▸ Written request: Say how many lines in the data below contain the word "with", and give no other text.

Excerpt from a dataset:
_ _ _ _
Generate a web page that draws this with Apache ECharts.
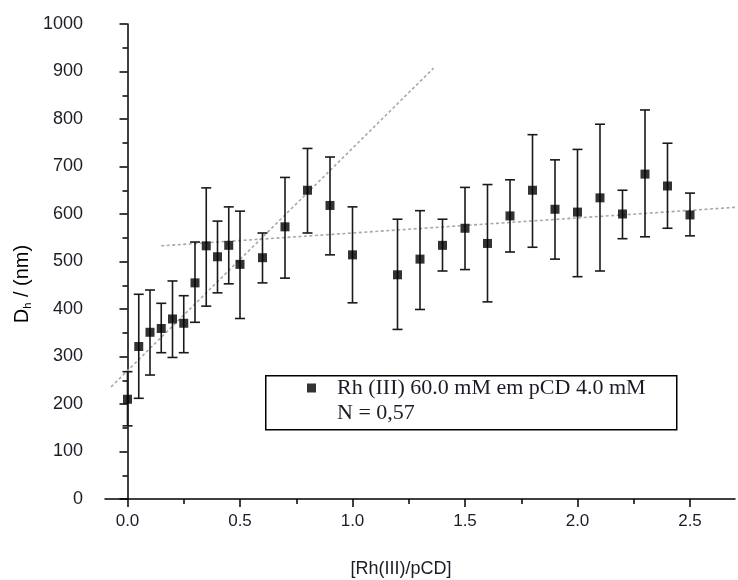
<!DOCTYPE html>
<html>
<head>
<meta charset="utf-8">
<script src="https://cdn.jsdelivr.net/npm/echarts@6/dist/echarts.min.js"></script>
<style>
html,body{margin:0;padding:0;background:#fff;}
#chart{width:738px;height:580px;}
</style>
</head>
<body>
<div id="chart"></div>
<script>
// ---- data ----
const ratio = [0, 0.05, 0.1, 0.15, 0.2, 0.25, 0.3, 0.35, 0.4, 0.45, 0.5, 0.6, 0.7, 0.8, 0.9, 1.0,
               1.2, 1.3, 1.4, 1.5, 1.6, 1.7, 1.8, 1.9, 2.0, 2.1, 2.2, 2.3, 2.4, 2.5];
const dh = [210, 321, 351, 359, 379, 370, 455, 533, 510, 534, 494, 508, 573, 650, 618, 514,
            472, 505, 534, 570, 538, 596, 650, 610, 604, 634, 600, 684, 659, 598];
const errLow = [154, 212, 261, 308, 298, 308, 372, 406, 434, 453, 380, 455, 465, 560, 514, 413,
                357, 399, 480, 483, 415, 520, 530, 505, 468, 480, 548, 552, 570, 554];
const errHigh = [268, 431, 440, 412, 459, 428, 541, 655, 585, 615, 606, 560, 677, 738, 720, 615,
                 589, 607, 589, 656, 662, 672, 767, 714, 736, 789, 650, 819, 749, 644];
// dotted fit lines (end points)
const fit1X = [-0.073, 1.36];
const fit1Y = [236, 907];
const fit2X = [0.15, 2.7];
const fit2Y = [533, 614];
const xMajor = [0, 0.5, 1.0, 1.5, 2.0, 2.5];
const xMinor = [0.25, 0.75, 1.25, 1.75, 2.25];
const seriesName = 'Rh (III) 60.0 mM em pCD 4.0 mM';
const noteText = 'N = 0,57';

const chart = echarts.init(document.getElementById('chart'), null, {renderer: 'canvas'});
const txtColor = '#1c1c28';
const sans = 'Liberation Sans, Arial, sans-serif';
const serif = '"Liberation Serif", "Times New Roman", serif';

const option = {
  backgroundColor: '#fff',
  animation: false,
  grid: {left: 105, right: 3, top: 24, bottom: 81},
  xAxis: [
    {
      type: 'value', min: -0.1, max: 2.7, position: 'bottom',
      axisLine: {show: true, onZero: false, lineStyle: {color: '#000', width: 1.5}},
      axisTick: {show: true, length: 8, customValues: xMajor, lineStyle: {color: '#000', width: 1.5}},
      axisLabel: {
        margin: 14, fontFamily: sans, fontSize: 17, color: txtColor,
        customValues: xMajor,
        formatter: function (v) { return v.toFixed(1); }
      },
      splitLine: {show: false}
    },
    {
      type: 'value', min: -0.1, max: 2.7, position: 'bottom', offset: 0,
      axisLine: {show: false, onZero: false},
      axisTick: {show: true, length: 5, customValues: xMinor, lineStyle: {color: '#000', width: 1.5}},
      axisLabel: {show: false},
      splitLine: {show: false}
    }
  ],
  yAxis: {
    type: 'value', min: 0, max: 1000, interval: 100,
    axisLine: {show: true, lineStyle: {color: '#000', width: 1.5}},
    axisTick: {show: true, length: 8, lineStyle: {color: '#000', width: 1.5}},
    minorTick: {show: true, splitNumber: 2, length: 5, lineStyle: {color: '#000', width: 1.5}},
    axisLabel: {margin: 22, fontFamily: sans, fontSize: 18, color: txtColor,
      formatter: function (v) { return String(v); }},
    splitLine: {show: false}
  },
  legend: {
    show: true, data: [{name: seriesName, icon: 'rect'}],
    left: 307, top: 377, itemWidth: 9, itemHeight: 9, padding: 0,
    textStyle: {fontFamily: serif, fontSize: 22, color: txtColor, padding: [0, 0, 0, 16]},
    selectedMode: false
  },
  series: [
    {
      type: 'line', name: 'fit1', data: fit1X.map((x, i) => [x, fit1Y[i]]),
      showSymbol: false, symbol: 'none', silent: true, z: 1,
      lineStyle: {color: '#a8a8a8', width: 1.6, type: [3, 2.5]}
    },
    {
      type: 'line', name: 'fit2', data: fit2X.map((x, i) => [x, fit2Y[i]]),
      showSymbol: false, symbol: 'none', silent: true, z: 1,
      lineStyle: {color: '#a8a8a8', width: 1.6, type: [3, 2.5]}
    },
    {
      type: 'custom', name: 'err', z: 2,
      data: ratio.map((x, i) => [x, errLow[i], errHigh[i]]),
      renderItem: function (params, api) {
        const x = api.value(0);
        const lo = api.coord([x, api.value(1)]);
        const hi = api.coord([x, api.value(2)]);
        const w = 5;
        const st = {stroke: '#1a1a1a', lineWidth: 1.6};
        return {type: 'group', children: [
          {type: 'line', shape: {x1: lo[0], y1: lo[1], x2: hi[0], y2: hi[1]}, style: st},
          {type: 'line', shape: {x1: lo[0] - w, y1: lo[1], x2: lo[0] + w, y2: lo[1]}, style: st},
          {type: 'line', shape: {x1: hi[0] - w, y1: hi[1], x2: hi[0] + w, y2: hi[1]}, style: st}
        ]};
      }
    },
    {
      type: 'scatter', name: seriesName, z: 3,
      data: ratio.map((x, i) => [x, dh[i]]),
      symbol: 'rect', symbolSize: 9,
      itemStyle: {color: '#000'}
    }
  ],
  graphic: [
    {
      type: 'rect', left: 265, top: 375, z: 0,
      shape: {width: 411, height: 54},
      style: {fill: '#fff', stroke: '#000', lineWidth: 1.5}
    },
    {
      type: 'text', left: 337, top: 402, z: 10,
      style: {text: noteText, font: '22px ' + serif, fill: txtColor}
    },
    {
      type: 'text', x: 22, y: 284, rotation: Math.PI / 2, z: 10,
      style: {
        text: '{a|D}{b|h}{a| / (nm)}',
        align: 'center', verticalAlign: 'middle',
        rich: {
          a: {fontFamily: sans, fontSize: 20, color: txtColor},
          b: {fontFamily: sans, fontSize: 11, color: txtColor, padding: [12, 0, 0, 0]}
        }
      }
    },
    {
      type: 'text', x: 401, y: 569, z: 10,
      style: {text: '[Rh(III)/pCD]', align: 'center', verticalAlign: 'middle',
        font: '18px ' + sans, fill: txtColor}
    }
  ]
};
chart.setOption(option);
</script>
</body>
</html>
_ _ _ _
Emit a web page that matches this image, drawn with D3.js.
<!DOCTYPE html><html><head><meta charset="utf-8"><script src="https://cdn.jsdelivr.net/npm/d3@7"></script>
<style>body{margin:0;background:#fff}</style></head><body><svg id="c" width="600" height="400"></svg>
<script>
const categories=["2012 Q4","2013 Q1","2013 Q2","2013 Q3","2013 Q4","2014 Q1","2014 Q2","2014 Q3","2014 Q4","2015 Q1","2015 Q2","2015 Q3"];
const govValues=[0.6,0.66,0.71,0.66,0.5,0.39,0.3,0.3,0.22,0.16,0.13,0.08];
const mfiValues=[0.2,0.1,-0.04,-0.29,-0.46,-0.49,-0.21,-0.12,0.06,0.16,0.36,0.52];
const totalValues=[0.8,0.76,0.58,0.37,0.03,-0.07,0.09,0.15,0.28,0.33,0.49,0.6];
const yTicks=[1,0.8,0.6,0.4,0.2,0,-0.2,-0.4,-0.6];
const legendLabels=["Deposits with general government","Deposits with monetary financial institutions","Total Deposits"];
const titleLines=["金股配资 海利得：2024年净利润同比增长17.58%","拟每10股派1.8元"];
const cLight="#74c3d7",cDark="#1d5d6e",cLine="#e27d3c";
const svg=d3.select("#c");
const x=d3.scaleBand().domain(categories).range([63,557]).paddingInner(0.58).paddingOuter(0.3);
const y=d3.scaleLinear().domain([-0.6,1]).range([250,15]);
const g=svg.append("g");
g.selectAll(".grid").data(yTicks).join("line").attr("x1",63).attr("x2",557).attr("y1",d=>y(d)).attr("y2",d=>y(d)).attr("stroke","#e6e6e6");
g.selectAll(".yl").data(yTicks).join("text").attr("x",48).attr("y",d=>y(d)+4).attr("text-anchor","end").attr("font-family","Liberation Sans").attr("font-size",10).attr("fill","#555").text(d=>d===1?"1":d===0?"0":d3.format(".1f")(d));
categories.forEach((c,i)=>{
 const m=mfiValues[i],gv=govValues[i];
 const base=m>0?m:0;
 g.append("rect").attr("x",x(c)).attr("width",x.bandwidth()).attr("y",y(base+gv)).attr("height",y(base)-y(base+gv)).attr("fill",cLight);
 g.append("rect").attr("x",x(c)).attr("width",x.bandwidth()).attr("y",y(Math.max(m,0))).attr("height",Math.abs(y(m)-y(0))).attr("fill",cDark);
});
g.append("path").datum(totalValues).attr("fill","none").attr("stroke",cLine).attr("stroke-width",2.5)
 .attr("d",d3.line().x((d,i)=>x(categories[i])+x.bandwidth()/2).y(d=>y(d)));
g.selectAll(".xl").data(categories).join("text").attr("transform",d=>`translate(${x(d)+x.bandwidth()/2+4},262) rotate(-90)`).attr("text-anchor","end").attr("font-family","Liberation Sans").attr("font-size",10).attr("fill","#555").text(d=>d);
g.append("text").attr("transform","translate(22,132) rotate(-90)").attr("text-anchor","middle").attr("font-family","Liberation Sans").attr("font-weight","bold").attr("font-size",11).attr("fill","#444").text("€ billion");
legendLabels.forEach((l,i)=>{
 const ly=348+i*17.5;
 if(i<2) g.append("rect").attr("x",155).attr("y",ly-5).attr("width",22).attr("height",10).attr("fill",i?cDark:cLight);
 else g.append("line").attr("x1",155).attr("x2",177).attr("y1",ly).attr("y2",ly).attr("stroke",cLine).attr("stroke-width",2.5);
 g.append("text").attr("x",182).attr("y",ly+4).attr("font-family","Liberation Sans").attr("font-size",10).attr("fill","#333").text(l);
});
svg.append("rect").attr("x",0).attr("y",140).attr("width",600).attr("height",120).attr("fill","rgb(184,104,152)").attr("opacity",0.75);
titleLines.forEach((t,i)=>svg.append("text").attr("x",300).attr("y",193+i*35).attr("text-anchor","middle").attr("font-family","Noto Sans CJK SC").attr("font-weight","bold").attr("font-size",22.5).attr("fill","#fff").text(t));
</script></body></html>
_ _ _ _
▸ The output: 3